Given information »

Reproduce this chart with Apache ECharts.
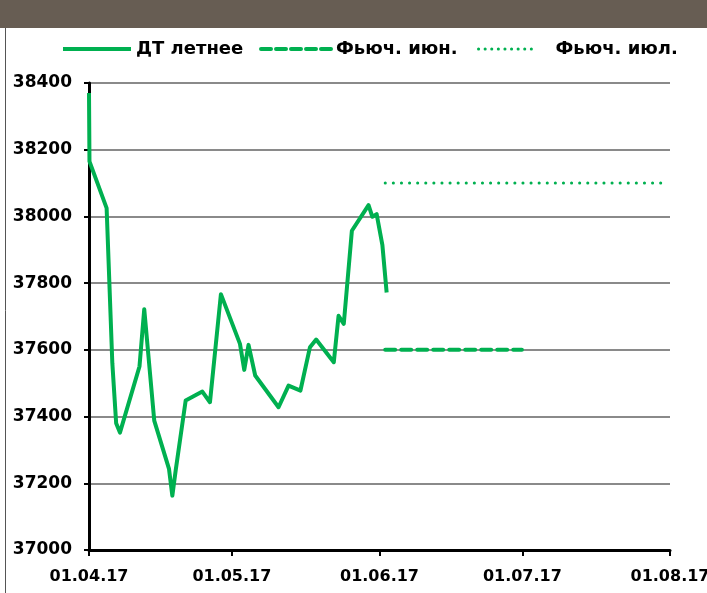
<!DOCTYPE html>
<html>
<head>
<meta charset="utf-8">
<script src="https://cdn.jsdelivr.net/npm/echarts@6/dist/echarts.min.js"></script>
<style>
  html, body { margin: 0; padding: 0; background: #fff; }
  #chart { width: 707px; height: 593px; }
</style>
</head>
<body>
<div id="chart"></div>
<script>
// дни от 01.04.17 и цены ДТ летнее
const startDate = new Date(2017, 3, 1).getTime();
const endDate = new Date(2017, 7, 1).getTime();
const DAY = 86400000;

const spotDays = [0, 0.1, 3.7, 4.9, 5.7, 6.5, 10.6, 11.6, 13.7, 16.8, 17.5, 18.2, 20.3, 23.8, 25.4, 27.7,
  31.7, 32.6, 33.5, 34.9, 39.8, 41.9, 44.4, 46.4, 47.7, 51.4, 52.4, 53.5, 55.2, 58.7, 59.5, 60.4, 61.6, 62.5];
const spotValues = [38370, 38165, 38025, 37560, 37380, 37352, 37550, 37722, 37388, 37243, 37163, 37238, 37448, 37475, 37443, 37767,
  37618, 37540, 37615, 37523, 37428, 37493, 37478, 37608, 37631, 37563, 37702, 37678, 37957, 38034, 37999, 38007, 37915, 37772];

// фьючерсы
const junDays = [62.2, 90.9];
const junValues = [37600, 37600];
const julDays = [62.2, 120.2];
const julValues = [38100, 38100];

const seriesNames = ['ДТ летнее', 'Фьюч. июн.', 'Фьюч. июл.'];

function toPoints(days, values) {
  return days.map((d, i) => [startDate + d * DAY, values[i]]);
}

function pad(n) { return (n < 10 ? '0' : '') + n; }

const green = '#00b050';
const font = 'DejaVu Sans';
const legendText = { fontFamily: font, fontWeight: 'bold', fontSize: 18, color: '#000' };
const legendBase = { top: 35, itemHeight: 14, itemStyle: { opacity: 0 }, textStyle: legendText };

const chart = echarts.init(document.getElementById('chart'));
chart.setOption({
  animation: false,
  graphic: [
    { type: 'rect', shape: { x: 0, y: 0, width: 707, height: 28 }, style: { fill: '#675d53' } },
    { type: 'line', shape: { x1: 5.5, y1: 28, x2: 5.5, y2: 593 }, style: { stroke: '#555', lineWidth: 1 } }
  ],
  legend: [
    Object.assign({}, legendBase, { left: 56, itemWidth: 68, data: [seriesNames[0]],
      lineStyle: { width: 4 } }),
    Object.assign({}, legendBase, { left: 254, itemWidth: 70, data: [seriesNames[1]],
      lineStyle: { width: 4, type: [10, 5] } }),
    Object.assign({}, legendBase, { left: 472, itemWidth: 58, data: [seriesNames[2]],
      lineStyle: { width: 3, type: [0.1, 6.5], cap: 'round' },
      textStyle: Object.assign({ padding: [0, 0, 0, 14] }, legendText) })
  ],
  grid: { left: 89, right: 37, top: 83, bottom: 43, outerBoundsMode: 'none' },
  xAxis: {
    type: 'time',
    min: startDate,
    max: endDate,
    splitNumber: 4,
    axisLine: { lineStyle: { color: '#000', width: 3 } },
    axisTick: { show: true, length: 6, lineStyle: { color: '#000', width: 2 } },
    splitLine: { show: false },
    axisLabel: {
      margin: 19,
      fontFamily: font,
      fontWeight: 'bold',
      fontSize: 16,
      color: '#000',
      hideOverlap: false,
      showMinLabel: true,
      showMaxLabel: true,
      formatter: function (v) {
        const d = new Date(v);
        return pad(d.getDate()) + '.' + pad(d.getMonth() + 1) + '.' + String(d.getFullYear()).slice(2);
      }
    }
  },
  yAxis: {
    type: 'value',
    min: 37000,
    max: 38400,
    interval: 200,
    axisLine: { show: true, lineStyle: { color: '#000', width: 3 } },
    axisTick: { show: true, length: 5, lineStyle: { color: '#000', width: 2 } },
    splitLine: { lineStyle: { color: '#8a8a8a', width: 2 } },
    axisLabel: {
      margin: 17, fontFamily: font, fontWeight: 'bold', fontSize: 17, color: '#000',
      formatter: function (v) { return String(v); }
    }
  },
  series: [
    {
      name: seriesNames[0],
      type: 'line',
      symbol: 'none',
      data: toPoints(spotDays, spotValues),
      lineStyle: { color: green, width: 4, join: 'round' },
      itemStyle: { color: green }
    },
    {
      name: seriesNames[1],
      type: 'line',
      symbol: 'none',
      data: toPoints(junDays, junValues),
      lineStyle: { color: green, width: 4, type: [10, 6], cap: 'round' },
      itemStyle: { color: green }
    },
    {
      name: seriesNames[2],
      type: 'line',
      symbol: 'none',
      data: toPoints(julDays, julValues),
      lineStyle: { color: green, width: 3, type: [0.1, 8], cap: 'round' },
      itemStyle: { color: green }
    }
  ]
});
</script>
</body>
</html>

Exercise »
Write down every line from the opening of the listing to the line with "38007, 37915, 37772];", both included, and nothing else; the pictures are omitted.

Response to this exercise »
Reproduce this chart with Apache ECharts.
<!DOCTYPE html>
<html>
<head>
<meta charset="utf-8">
<script src="https://cdn.jsdelivr.net/npm/echarts@6/dist/echarts.min.js"></script>
<style>
  html, body { margin: 0; padding: 0; background: #fff; }
  #chart { width: 707px; height: 593px; }
</style>
</head>
<body>
<div id="chart"></div>
<script>
// дни от 01.04.17 и цены ДТ летнее
const startDate = new Date(2017, 3, 1).getTime();
const endDate = new Date(2017, 7, 1).getTime();
const DAY = 86400000;

const spotDays = [0, 0.1, 3.7, 4.9, 5.7, 6.5, 10.6, 11.6, 13.7, 16.8, 17.5, 18.2, 20.3, 23.8, 25.4, 27.7,
  31.7, 32.6, 33.5, 34.9, 39.8, 41.9, 44.4, 46.4, 47.7, 51.4, 52.4, 53.5, 55.2, 58.7, 59.5, 60.4, 61.6, 62.5];
const spotValues = [38370, 38165, 38025, 37560, 37380, 37352, 37550, 37722, 37388, 37243, 37163, 37238, 37448, 37475, 37443, 37767,
  37618, 37540, 37615, 37523, 37428, 37493, 37478, 37608, 37631, 37563, 37702, 37678, 37957, 38034, 37999, 38007, 37915, 37772];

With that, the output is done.